Title VII is a federal law that protects employees against discrimination based on certain specified characteristics: race, color, national origin, sex and religion. In a 6-3 vote June 15, the Supreme Court expanded the definition of "sex" to include gay and transgendered people, saying they also are protected employees. Roberts sided with the majority in that opinion.

"The end of government discrimination against religious schools is a victory for all parents and students who choose to attend these schools, but especially for the many low-income students who are educated by them," Susan Poyo, director of education at the Franciscan University of Steubenville, Ohio, said in a statement.

The decision "is a welcome victory for religious freedom and countless American families," said Andrea Picciotti-Bayer, legal adviser for The Catholic Association, which had filed a "friend of the court" brief in the case. "This decision blots out a great stain on our history."
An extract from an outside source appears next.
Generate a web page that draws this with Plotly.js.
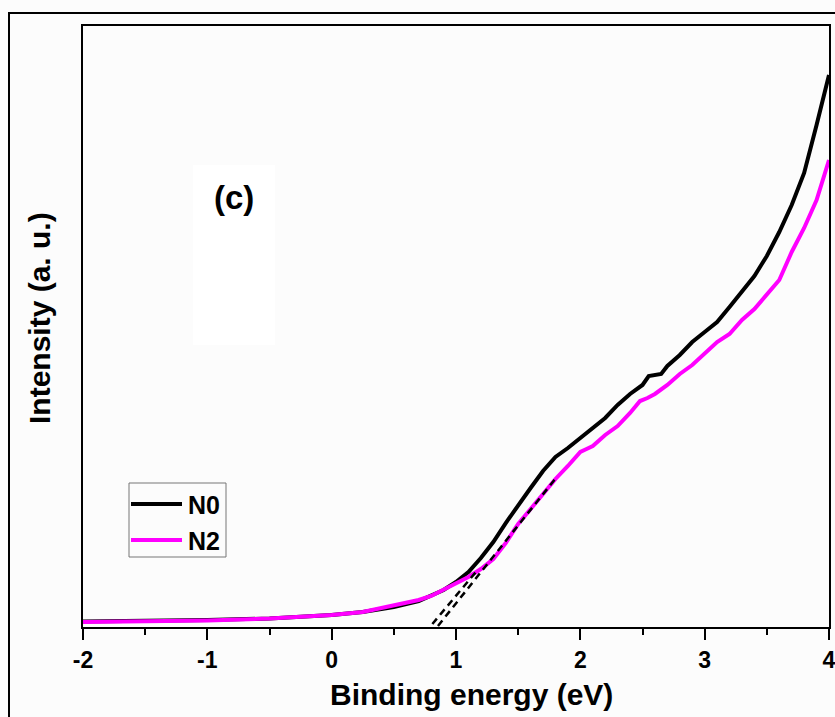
<!DOCTYPE html>
<html>
<head>
<meta charset="utf-8">
<script src="https://cdn.plot.ly/plotly-3.0.1.min.js"></script>
<style>
  html, body { margin: 0; padding: 0; background: #fcfcfc; }
  #chart { width: 835px; height: 717px; }
</style>
</head>
<body>
<div id="chart"></div>
<script>
// Binding energy (eV)
const energyN0 = [-2.0, -1.5, -1.0, -0.5, 0.0, 0.25, 0.5, 0.7, 0.8, 0.9, 1.0, 1.1, 1.2, 1.3, 1.4, 1.5, 1.6, 1.7, 1.8, 1.9, 2.0, 2.1, 2.2, 2.3, 2.4, 2.5, 2.55, 2.65, 2.7, 2.8, 2.9, 3.0, 3.1, 3.2, 3.3, 3.4, 3.5, 3.6, 3.7, 3.8, 3.9, 4.0];
// Intensity (a. u.) of sample N0
const intensityN0 = [0.92, 1.0, 1.16, 1.41, 2.0, 2.5, 3.33, 4.33, 5.16, 6.16, 7.49, 9.15, 11.48, 14.14, 17.3, 20.3, 23.13, 25.96, 28.29, 29.78, 31.45, 33.11, 34.78, 36.94, 38.77, 40.27, 41.76, 42.1, 43.43, 45.26, 47.42, 49.08, 50.75, 53.24, 55.74, 58.4, 61.73, 65.72, 70.22, 75.54, 83.53, 91.85];

const energyN2 = [-2.0, -1.5, -1.0, -0.5, 0.0, 0.25, 0.4, 0.5, 0.7, 0.8, 0.9, 1.0, 1.1, 1.2, 1.3, 1.4, 1.5, 1.6, 1.7, 1.8, 1.9, 2.0, 2.05, 2.1, 2.2, 2.3, 2.4, 2.48, 2.54, 2.6, 2.7, 2.8, 2.9, 3.0, 3.1, 3.2, 3.3, 3.4, 3.5, 3.6, 3.7, 3.8, 3.9, 4.0];
// Intensity (a. u.) of sample N2
const intensityN2 = [0.83, 0.92, 1.08, 1.41, 2.0, 2.5, 3.16, 3.49, 4.49, 5.16, 6.16, 7.15, 8.32, 9.65, 11.31, 13.98, 17.14, 19.63, 22.13, 24.63, 26.79, 29.12, 29.62, 30.12, 31.95, 33.44, 35.61, 37.6, 38.1, 38.77, 40.27, 42.1, 43.59, 45.59, 47.42, 48.75, 51.08, 52.91, 55.24, 57.74, 62.4, 66.39, 71.05, 77.7];

// Linear onset extrapolations (valence band edge)
const edgeN0x = [0.81, 1.18];
const edgeN0y = [0.5, 9.65];
const edgeN2x = [0.855, 1.81];
const edgeN2y = [0.17, 24.96];

const xTicks = [-2, -1, 0, 1, 2, 3, 4];
const seriesNames = ['N0', 'N2'];
const seriesColors = ['#000000', '#ff00ff'];

const font = "Arial, 'Liberation Sans', Helvetica, sans-serif";

// plot area in page pixels: x 83..829, y 26..627
const W = 835, H = 717, ML = 83, MR = 6, MT = 26, MB = 90;
const PW = W - ML - MR, PH = H - MT - MB;
const px = p => (p - ML) / PW;          // page x -> paper x
const py = p => (H - MB - p) / PH;      // page y -> paper y

const traces = [
  { x: energyN0, y: intensityN0, name: seriesNames[0], mode: 'lines',
    line: { color: seriesColors[0], width: 4 } },
  { x: energyN2, y: intensityN2, name: seriesNames[1], mode: 'lines',
    line: { color: seriesColors[1], width: 4 } },
  { x: edgeN0x, y: edgeN0y, mode: 'lines', showlegend: false,
    line: { color: '#000000', width: 2.5, dash: '7px,5px' }, hoverinfo: 'skip' },
  { x: edgeN2x, y: edgeN2y, mode: 'lines', showlegend: false,
    line: { color: '#000000', width: 2.5, dash: '7px,5px' }, hoverinfo: 'skip' }
];

// legend box drawn as shapes + text
const legendRows = [504, 540];
const legendShapes = [
  { type: 'rect', xref: 'paper', yref: 'paper',
    x0: px(129), x1: px(226), y0: py(557), y1: py(483),
    line: { color: '#777777', width: 1 }, fillcolor: 'rgba(0,0,0,0)' }
].concat(legendRows.map((r, i) => ({
  type: 'line', xref: 'paper', yref: 'paper',
  x0: px(131), x1: px(182), y0: py(r), y1: py(r),
  line: { color: seriesColors[i], width: 4 }
})));
const legendText = legendRows.map((r, i) => ({
  text: seriesNames[i], xref: 'paper', yref: 'paper',
  x: px(186), y: py(r + 1), xanchor: 'left', yanchor: 'middle', showarrow: false,
  font: { family: font, size: 25, weight: 'bold', color: '#000000' }
}));

const layout = {
  width: W, height: H,
  margin: { l: ML, r: MR, t: MT, b: MB },
  paper_bgcolor: '#fcfcfc',
  plot_bgcolor: '#fcfcfc',
  font: { family: font, color: '#000000' },
  showlegend: false,
  xaxis: {
    range: [-2, 4],
    tickvals: xTicks,
    ticktext: xTicks.map(String),
    ticklabeloverflow: 'allow',
    ticks: 'outside', ticklen: 11, tickwidth: 2, tickcolor: '#000000',
    minor: { dtick: 0.5, ticks: 'outside', ticklen: 6, tickwidth: 2, tickcolor: '#000000' },
    showline: true, linecolor: '#000000', linewidth: 2, mirror: true,
    showgrid: false, zeroline: false,
    tickfont: { family: font, size: 23, weight: 'bold', color: '#000000' }
  },
  yaxis: {
    range: [0, 100],
    showticklabels: false, ticks: '',
    showline: true, linecolor: '#000000', linewidth: 2, mirror: true,
    showgrid: false, zeroline: false
  },
  shapes: [
    // outer frame of the panel
    { type: 'rect', xref: 'paper', yref: 'paper',
      x0: px(9), x1: px(860), y0: py(760), y1: py(13),
      line: { color: '#000000', width: 2 }, layer: 'below' },
    // pale label box
    { type: 'rect', xref: 'paper', yref: 'paper',
      x0: px(193), x1: px(275), y0: py(345), y1: py(165),
      fillcolor: '#ffffff', line: { width: 0 }, layer: 'below' }
  ].concat(legendShapes),
  annotations: [
    { text: 'Binding energy (eV)', xref: 'paper', yref: 'paper',
      x: px(471), y: py(695), showarrow: false, xanchor: 'center', yanchor: 'middle',
      font: { family: font, size: 30, weight: 'bold', color: '#000000' } },
    { text: 'Intensity (a. u.)', xref: 'paper', yref: 'paper',
      x: px(39), y: py(318), textangle: -90,
      showarrow: false, xanchor: 'center', yanchor: 'middle',
      font: { family: font, size: 30, weight: 'bold', color: '#000000' } },
    { text: '(c)', xref: 'paper', yref: 'paper',
      x: px(234), y: py(198),
      showarrow: false, xanchor: 'center', yanchor: 'middle',
      font: { family: font, size: 33, weight: 'bold', color: '#000000' } }
  ].concat(legendText)
};

Plotly.newPlot('chart', traces, layout, { displayModeBar: false, staticPlot: true });
</script>
</body>
</html>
In another statement, Diana Verm, a senior counsel at Becket, a Washington-based nonprofit religious liberty law firm, cheered. "It was high time for the Blaine amendments to bite the dust," she said. " Relying on century-old state laws designed to target Catholics to exclude all people of faith was legally, constitutionally, and morally wrong."

The mothers were represented by the Institute for Justice, a nonprofit legal advocacy group based in Virginia. The group's senior attorney, Erica Smith, called the decision "a landmark case in education that will allow states across the country to enact educational choice programs that give parents maximum educational options."

John Bursch, senior counsel with Alliance Defending Freedom, called the ruling "consistent with the court's 2017 decision in Trinity Lutheran Church of Columbia v. Comer, which unequivocally reaffirmed that states can't impose 'special disabilities on the basis of religious views or religious status.' The court was right to not allow the dead hand of 19th century anti-Catholic bigotry ... to put a stranglehold on educational resources desperately needed by parents and their children."

Michigan Catholic Conference president and CEO Paul A. Long, who has long argued against that state's Blaine Amendment as a form of state-sanctioned religious discrimination, praised the Supreme Court’s decision.

"We're pleased with the decision of the U.S. Supreme Court and believe it is an important step toward bringing an end to 50 years of systemic and state-recognized discrimination and injustice against Michigan’s non-public schools, students and families," Long told the Detroit Catholic, media outlet of the Archdiocese of Detroit.

"While the decision will require a full review for its impact in Michigan, it is clear that the court has handed down a path forward toward educational freedom and opportunity for all," he said.

In 1970, the Michigan Constitution was amended to prohibit state aid to nonpublic schools and is considered among the most prohibitive Blaine amendments in the country.